Integrate $e^{-x^2}$ from $0$ to $\infty$ and explain properties of $\mathrm{erf}(x)$

Question

I know evaluating the improper integral
$$\int_0^\infty e^{-x^2}\,dx$$ involves the use of a change to polar coordinates and the Jacobian, which provides with the $r$ variable which is all that is missing to be able to easily do the integral. This question differs (it is not a duplicate) as I also ask what exactly does the Jacobian entail (i.e. why does it work and why is it allowed). Thanks

Answer 1

This method works because of Fubini's theorem. Firstly, one can show $$ \int_0^\infty |e^{-x^2}| dx < \infty$$ so we know the integral exists. Squaring it, the integral will remain finite. But the square is also equal to $$\int_0^\infty e^{-x^2} dx \int_0^\infty e^{-y^2} dy$$ Since the integrals here are finite we're allowed combine the two integrals and change variables.

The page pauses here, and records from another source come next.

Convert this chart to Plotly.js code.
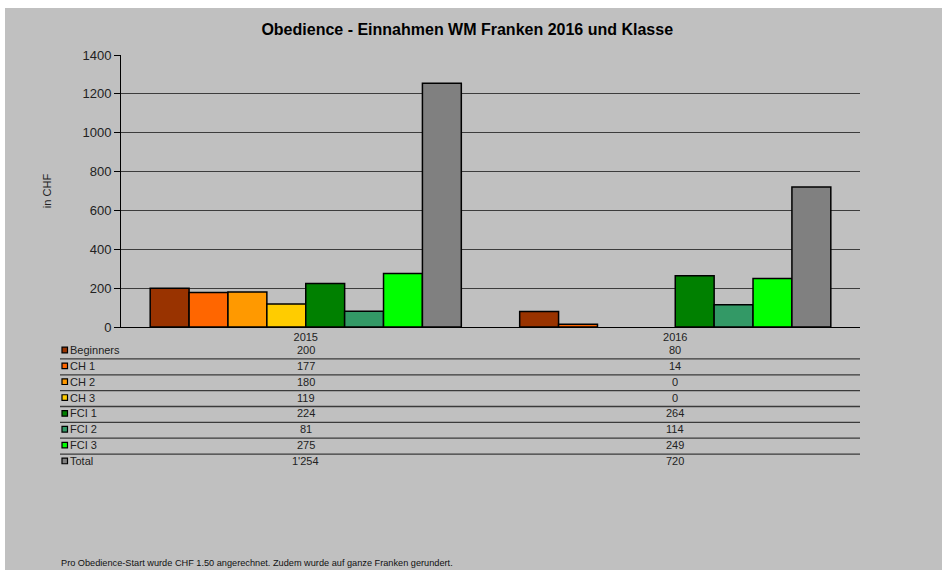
<!DOCTYPE html>
<html>
<head>
<meta charset="utf-8">
<script src="https://cdn.plot.ly/plotly-3.0.1.min.js"></script>
<style>html,body{margin:0;padding:0;background:#fff;}#chart{width:942px;height:570px;}</style>
</head>
<body>
<div id="chart"></div>
<script>
// ---- Data ----
const categories = ['2015', '2016'];
const seriesNames = ['Beginners', 'CH 1', 'CH 2', 'CH 3', 'FCI 1', 'FCI 2', 'FCI 3', 'Total'];
const beginners = [200, 80];
const ch1 = [177, 14];
const ch2 = [180, 0];
const ch3 = [119, 0];
const fci1 = [224, 264];
const fci2 = [81, 114];
const fci3 = [275, 249];
const total = [1254, 720];
const seriesValues = [beginners, ch1, ch2, ch3, fci1, fci2, fci3, total];
const seriesColors = ['#993300', '#FF6600', '#FF9900', '#FFCC00', '#008000', '#339966', '#00FF00', '#808080'];
const yTicks = [0, 200, 400, 600, 800, 1000, 1200, 1400];

const titleText = 'Obedience - Einnahmen WM Franken 2016 und Klasse';
const yTitle = 'in CHF';
const footnote = 'Pro Obedience-Start wurde CHF 1.50 angerechnet. Zudem wurde auf ganze Franken gerundert.';

// ---- Geometry helpers (pixel -> paper) ----
const W = 942, H = 570;
const L = 121, R = 860, T = 55, B = 327;
const px = x => (x - L) / (R - L);
const py = y => (B - y) / (B - T);

function fmt(v) { return String(v).replace(/\B(?=(\d{3})+(?!\d))/g, "'"); }

const font = 'Liberation Sans, Arial, sans-serif';

const traces = seriesNames.map((name, i) => ({
  type: 'bar',
  name: name,
  x: categories,
  y: seriesValues[i],
  marker: {
    color: seriesColors[i],
    line: { color: '#000', width: seriesValues[i].map(v => (v === 0 ? 0 : 1.5)) }
  },
  hoverinfo: 'x+y+name'
}));

const shapes = [
  // white margins at top and left
  { type: 'rect', xref: 'paper', yref: 'paper', x0: px(0), x1: px(W), y0: py(0), y1: py(8), fillcolor: '#fff', line: { width: 0 }, layer: 'above' },
  { type: 'rect', xref: 'paper', yref: 'paper', x0: px(0), x1: px(5), y0: py(H), y1: py(0), fillcolor: '#fff', line: { width: 0 }, layer: 'above' }
];
const annotations = [];

const rowY0 = 350, rowStep = 15.85;
seriesNames.forEach((name, i) => {
  const yc = rowY0 + i * rowStep;
  // key square
  shapes.push({ type: 'rect', xref: 'paper', yref: 'paper', x0: px(62), x1: px(67.5), y0: py(yc + 2.8), y1: py(yc - 2.8),
    fillcolor: seriesColors[i], line: { color: '#000', width: 1.2 } });
  annotations.push({ xref: 'paper', yref: 'paper', x: px(68), y: py(yc), xanchor: 'left', yanchor: 'middle',
    text: name, showarrow: false, font: { family: font, size: 11, color: '#222' } });
  categories.forEach((c, j) => {
    annotations.push({ xref: 'x', yref: 'paper', x: j, y: py(yc), xanchor: 'center', yanchor: 'middle',
      text: fmt(seriesValues[i][j]), showarrow: false, font: { family: font, size: 11, color: '#222' } });
  });
  if (i < seriesNames.length - 1) {
    const ly = yc + rowStep / 2 + 1;
    shapes.push({ type: 'line', xref: 'paper', yref: 'paper', x0: px(60), x1: px(860), y0: py(ly), y1: py(ly),
      line: { color: '#3a3a3a', width: 1.3 } });
  }
});

annotations.push({ xref: 'paper', yref: 'paper', x: px(59), y: py(563), xanchor: 'left', yanchor: 'middle',
  text: footnote, showarrow: false, font: { family: font, size: 9.2, color: '#111' } });

const layout = {
  width: W, height: H,
  margin: { l: L, r: W - R, t: T, b: H - B, pad: 0 },
  paper_bgcolor: '#C0C0C0',
  plot_bgcolor: '#C0C0C0',
  showlegend: false,
  barmode: 'group',
  bargap: 0.158,
  bargroupgap: 0,
  font: { family: font, color: '#222' },
  title: { text: titleText, x: 0.496, xanchor: 'center', y: 1 - 29 / H, yanchor: 'middle',
    font: { family: font, size: 16, color: '#000', weight: 'bold' } },
  xaxis: {
    type: 'category',
    range: [-0.5, 1.5],
    autorange: false,
    showgrid: false,
    showline: true, linecolor: '#000', linewidth: 1,
    ticks: '', ticklen: 0,
    tickfont: { family: font, size: 11, color: '#222' },
    fixedrange: true
  },
  yaxis: {
    range: [0, 1400],
    autorange: false,
    tickvals: yTicks,
    showgrid: true, gridcolor: '#3c3c3c', gridwidth: 1,
    zeroline: true, zerolinecolor: '#000', zerolinewidth: 1,
    showline: true, linecolor: '#000', linewidth: 1,
    ticks: 'outside', ticklen: 6, tickcolor: '#000',
    tickfont: { family: font, size: 13, color: '#222' },
    title: { text: yTitle, standoff: 28, font: { family: font, size: 11, color: '#222' } },
    automargin: false,
    fixedrange: true
  },
  shapes: shapes,
  annotations: annotations
};

Plotly.newPlot('chart', traces, layout, { displayModeBar: false, staticPlot: true });
</script>
</body>
</html>
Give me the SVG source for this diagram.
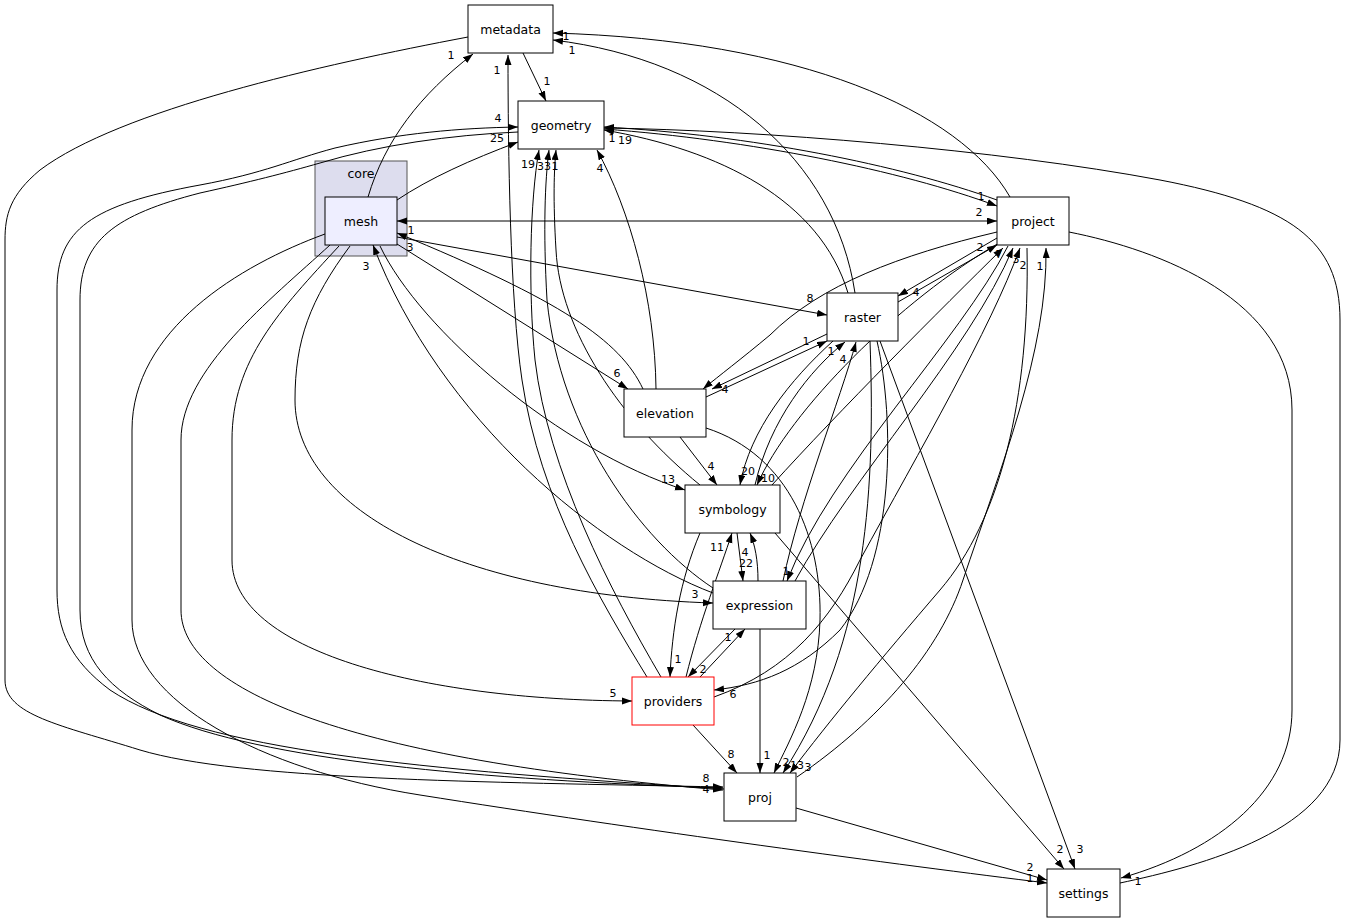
<svg xmlns="http://www.w3.org/2000/svg" width="1352" height="923" viewBox="0 0 1352 923">
<defs>
<marker id="ah" markerUnits="userSpaceOnUse" markerWidth="11" markerHeight="8" refX="10" refY="3.5" orient="auto-start-reverse" viewBox="0 0 11 8">
<path d="M0,0 L10,3.5 L0,7 z" fill="#000"/>
</marker>
<style>
.e path{fill:none;stroke:#000;stroke-width:1;marker-end:url(#ah)}
.n rect{fill:#fff;stroke:#000;stroke-width:1}
.n text,.l text{font-family:"DejaVu Sans",sans-serif;text-anchor:middle;fill:#000}
.n text{font-size:12.5px}
.l text{font-size:11px}
</style>
</defs>
<rect width="1352" height="923" fill="#fff"/>
<g id="cluster_core">
<rect x="315" y="161" width="92" height="95" fill="#ddddee" stroke="#555" stroke-width="1"/>
<text x="361" y="178" style="font-family:'DejaVu Sans',sans-serif;font-size:12.5px;text-anchor:middle">core</text>
</g>
<g class="e" id="connectors">
<path d="M468,37 C320,65 120,110 40,170 C10,195 5,215 5,240 L5,680 C5,715 60,725 140,750 C240,780 480,782 723,787"/>
<path d="M368,197 C385,140 420,95 473,54"/>
<path d="M647,677 C600,600 540,500 522,380 C510,300 508,150 508,55"/>
<path d="M855,293 C835,160 720,60 553,40"/>
<path d="M1010,197 C960,110 800,40 553,33"/>
<path d="M523,53 L546,101"/>
<path d="M724,789 C420,770 200,750 110,690 C70,660 57,630 57,590 L57,290 C57,230 90,205 200,185 C265,173 290,160 335,148 C400,133 460,128 518,127"/>
<path d="M518,132 C450,135 380,145 320,163 C285,173 250,182 200,193 C115,215 80,240 80,300 L80,610 C80,660 110,690 160,715 C260,760 480,780 723,788"/>
<path d="M397,200 C430,178 470,160 518,142"/>
<path d="M661,677 C610,590 548,470 535,360 C528,290 530,200 539,150"/>
<path d="M713,588 C640,540 560,430 547,300 C543,230 545,180 549,150"/>
<path d="M700,485 C620,420 560,330 556,250 C553,200 554,170 556,150"/>
<path d="M656,389 C655,300 630,210 597,150"/>
<path d="M997,200 C900,165 750,135 604,127"/>
<path d="M604,129 C750,140 900,170 997,206"/>
<path d="M848,293 C820,200 720,150 604,130"/>
<path d="M1120,883 C1200,866 1340,830 1340,740 L1340,320 C1340,240 1290,205 1160,180 C1000,150 760,130 604,128"/>
<path d="M1069,232 C1160,250 1292,300 1292,410 L1292,710 C1292,790 1220,850 1121,878"/>
<path d="M397,221 L997,221" style="marker-start:url(#ah)"/>
<path d="M397,237 L827,315"/>
<path d="M397,244 L628,389"/>
<path d="M643,389 C620,340 560,300 397,233"/>
<path d="M380,246 C420,330 560,450 685,490"/>
<path d="M713,593 C600,550 440,420 373,245"/>
<path d="M350,246 C310,300 295,340 295,400 C295,510 460,595 713,603"/>
<path d="M339,246 C280,310 232,360 232,440 L232,560 C232,650 420,700 632,701"/>
<path d="M330,245 C270,300 181,370 181,440 L181,610 C181,690 350,760 723,790"/>
<path d="M325,234 C240,265 132,330 132,430 L132,620 C132,700 260,770 420,795 C640,830 900,865 1047,883"/>
<path d="M997,238 L898,296"/>
<path d="M898,302 L997,245"/>
<path d="M997,232 C900,255 820,285 770,335 C740,360 720,375 703,389"/>
<path d="M706,397 L827,341"/>
<path d="M827,334 L712,389"/>
<path d="M680,437 L717,485"/>
<path d="M706,428 C790,455 822,540 820,620 C818,690 790,740 774,773"/>
<path d="M833,341 C790,380 750,430 740,485"/>
<path d="M999,243 C900,300 790,410 757,485"/>
<path d="M772,485 C840,410 940,310 1003,248"/>
<path d="M755,485 C770,420 810,370 845,342"/>
<path d="M783,581 C800,500 840,400 856,342"/>
<path d="M737,533 L743,581"/>
<path d="M758,581 C758,560 755,545 750,533"/>
<path d="M1008,246 C960,340 830,470 787,581"/>
<path d="M795,581 C850,480 970,350 1013,248"/>
<path d="M700,533 C680,580 672,630 670,677"/>
<path d="M686,677 C700,620 720,570 732,533"/>
<path d="M735,629 L688,677"/>
<path d="M700,677 L745,629"/>
<path d="M877,341 C895,420 895,560 840,630 C800,670 760,685 714,690"/>
<path d="M714,697 C790,670 830,620 860,560 C920,450 990,330 1020,248"/>
<path d="M1027,248 C1030,400 1000,520 940,590 C880,660 830,720 790,773"/>
<path d="M797,777 C880,720 940,650 963,580 C1000,470 1048,350 1046,248"/>
<path d="M870,341 C875,480 870,640 783,773"/>
<path d="M693,725 L737,773"/>
<path d="M760,629 L760,773"/>
<path d="M775,533 L1064,869"/>
<path d="M880,341 L1075,869"/>
<path d="M796,808 L1047,880"/>
</g>
<g class="l" id="labels">
<text x="451" y="59">1</text>
<text x="497" y="74">1</text>
<text x="566" y="40">1</text>
<text x="572" y="54">1</text>
<text x="547" y="85">1</text>
<text x="498" y="122">4</text>
<text x="497" y="142">25</text>
<text x="528" y="168">19</text>
<text x="544" y="170">33</text>
<text x="555" y="170">1</text>
<text x="600" y="172">4</text>
<text x="612" y="142">1</text>
<text x="625" y="144">19</text>
<text x="981" y="200">1</text>
<text x="979" y="216">2</text>
<text x="411" y="234">1</text>
<text x="410" y="251">3</text>
<text x="366" y="270">3</text>
<text x="810" y="302">8</text>
<text x="617" y="377">6</text>
<text x="668" y="483">13</text>
<text x="695" y="598">3</text>
<text x="613" y="697">5</text>
<text x="706" y="782">8</text>
<text x="706" y="793">4</text>
<text x="1030" y="882">1</text>
<text x="1030" y="871">2</text>
<text x="916" y="296">4</text>
<text x="980" y="251">2</text>
<text x="725" y="393">4</text>
<text x="806" y="345">1</text>
<text x="711" y="470">4</text>
<text x="748" y="475">20</text>
<text x="768" y="482">10</text>
<text x="999" y="258">7</text>
<text x="1016" y="263">3</text>
<text x="1023" y="269">2</text>
<text x="1040" y="270">1</text>
<text x="831" y="355">1</text>
<text x="843" y="363">4</text>
<text x="746" y="567">22</text>
<text x="745" y="556">4</text>
<text x="786" y="575">1</text>
<text x="717" y="551">11</text>
<text x="678" y="663">1</text>
<text x="703" y="673">2</text>
<text x="728" y="641">1</text>
<text x="733" y="698">6</text>
<text x="731" y="758">8</text>
<text x="767" y="759">1</text>
<text x="786" y="766">2</text>
<text x="797" y="769">13</text>
<text x="808" y="771">3</text>
<text x="1060" y="853">2</text>
<text x="1080" y="853">3</text>
<text x="1138" y="885">1</text>
</g>
<g class="n" id="metadata"><rect x="468" y="5" width="85" height="48"/><text x="510.5" y="33.5">metadata</text></g>
<g class="n" id="geometry"><rect x="518" y="101" width="86" height="48"/><text x="561" y="129.5">geometry</text></g>
<g class="n" id="mesh"><rect x="325" y="197" width="72" height="48" style="fill:#eeeeff"/><text x="361" y="225.5">mesh</text></g>
<g class="n" id="project"><rect x="997" y="197" width="72" height="48"/><text x="1033" y="225.5">project</text></g>
<g class="n" id="raster"><rect x="827" y="293" width="71" height="48"/><text x="862.5" y="321.5">raster</text></g>
<g class="n" id="elevation"><rect x="624" y="389" width="82" height="48"/><text x="665" y="417.5">elevation</text></g>
<g class="n" id="symbology"><rect x="685" y="485" width="95" height="48"/><text x="732.5" y="513.5">symbology</text></g>
<g class="n" id="expression"><rect x="713" y="581" width="93" height="48"/><text x="759.5" y="609.5">expression</text></g>
<g class="n" id="providers"><rect x="632" y="677" width="82" height="48" style="stroke:#ff0000"/><text x="673" y="705.5">providers</text></g>
<g class="n" id="proj"><rect x="724" y="773" width="72" height="48"/><text x="760" y="801.5">proj</text></g>
<g class="n" id="settings"><rect x="1047" y="869" width="73" height="48"/><text x="1083.5" y="897.5">settings</text></g>
</svg>
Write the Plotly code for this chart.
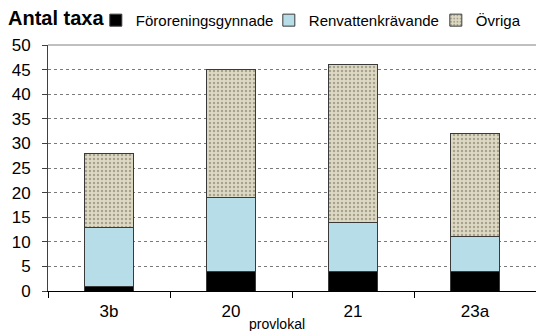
import plotly.graph_objects as go

# Number of taxa per sampling site, split by indicator group
sites = ["3b", "20", "21", "23a"]
fororeningsgynnade = [1, 4, 4, 4]
renvattenkravande = [12, 15, 10, 7]
ovriga = [15, 26, 32, 21]
y_ticks = [0, 5, 10, 15, 20, 25, 30, 35, 40, 45, 50]

FONT = "Liberation Sans, Arial, sans-serif"
edge = dict(color="#3a3a3a", width=1)

fig = go.Figure()
fig.add_trace(go.Bar(
    name="Föroreningsgynnade", x=sites, y=fororeningsgynnade,
    marker=dict(color="#000000", line=edge), legendwidth=128,
))
fig.add_trace(go.Bar(
    name="Renvattenkrävande", x=sites, y=renvattenkravande,
    marker=dict(color="#B7DEE8", line=edge), legendwidth=122,
))
fig.add_trace(go.Bar(
    name="Övriga", x=sites, y=ovriga,
    marker=dict(
        color="#DDD9C3", line=edge,
        pattern=dict(shape=".", fillmode="overlay", fgcolor="#6e6a58",
                     size=4, solidity=0.3),
    ),
))

fig.update_layout(
    width=536, height=331,
    margin=dict(l=48, r=0, t=45, b=40),
    paper_bgcolor="white", plot_bgcolor="white",
    barmode="stack", bargap=0.6,
    font=dict(family=FONT, size=16, color="#000000"),
    showlegend=True,
    title=dict(text="<b>Antal taxa</b>", x=0.015, xanchor="left",
               y=0.945, yanchor="middle", font=dict(size=20)),
    legend=dict(orientation="h", x=0.098, xanchor="left", y=1.10,
                yanchor="middle", traceorder="normal",
                font=dict(size=15), bgcolor="rgba(0,0,0,0)",
                itemwidth=30, tracegroupgap=0),
    xaxis=dict(
        type="category", categoryarray=sites, range=[-0.5, 3.5],
        tickson="boundaries", ticks="outside", ticklen=6, tickcolor="#000000",
        showline=True, linecolor="#000000", linewidth=1,
        showgrid=False, ticklabelstandoff=5, tickfont=dict(size=17),
    ),
    # inner half of the crossing category ticks
    xaxis2=dict(
        type="category", categoryarray=sites, range=[-0.5, 3.5],
        overlaying="x", anchor="y", side="bottom",
        tickson="boundaries", ticks="inside", ticklen=6, tickcolor="#000000",
        showticklabels=False, showgrid=False, showline=False,
        tickmode="array", tickvals=sites,
    ),
    yaxis=dict(
        range=[0, 50], tickvals=y_ticks, ticks="outside", ticklen=5,
        tickcolor="#404040", showline=True, linecolor="#404040", linewidth=1,
        showgrid=True, gridcolor="#7a7a7a", griddash="dot", gridwidth=1,
        zeroline=False, ticklabelstandoff=8, tickfont=dict(size=17),
    ),
    annotations=[dict(
        text="provlokal", xref="paper", yref="paper", x=0.469, y=-0.136,
        xanchor="center", yanchor="middle", showarrow=False,
        font=dict(size=14),
    )],
    shapes=[dict(type="line", xref="paper", yref="paper", x0=0, x1=1,
                 y0=1, y1=1, line=dict(color="#808080", width=1))],
)

fig.write_html("out.html")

The Jacobian (which is essentially the change in volume after a change of basis) then makes it easy to integrate.

If you're looking for another example of such a trick, notice the Jacobian for spherical coordinates is $\rho^2\sin \phi$. So if you cube the original integral and use Fubini's theorem you can find the value of the integral in another way.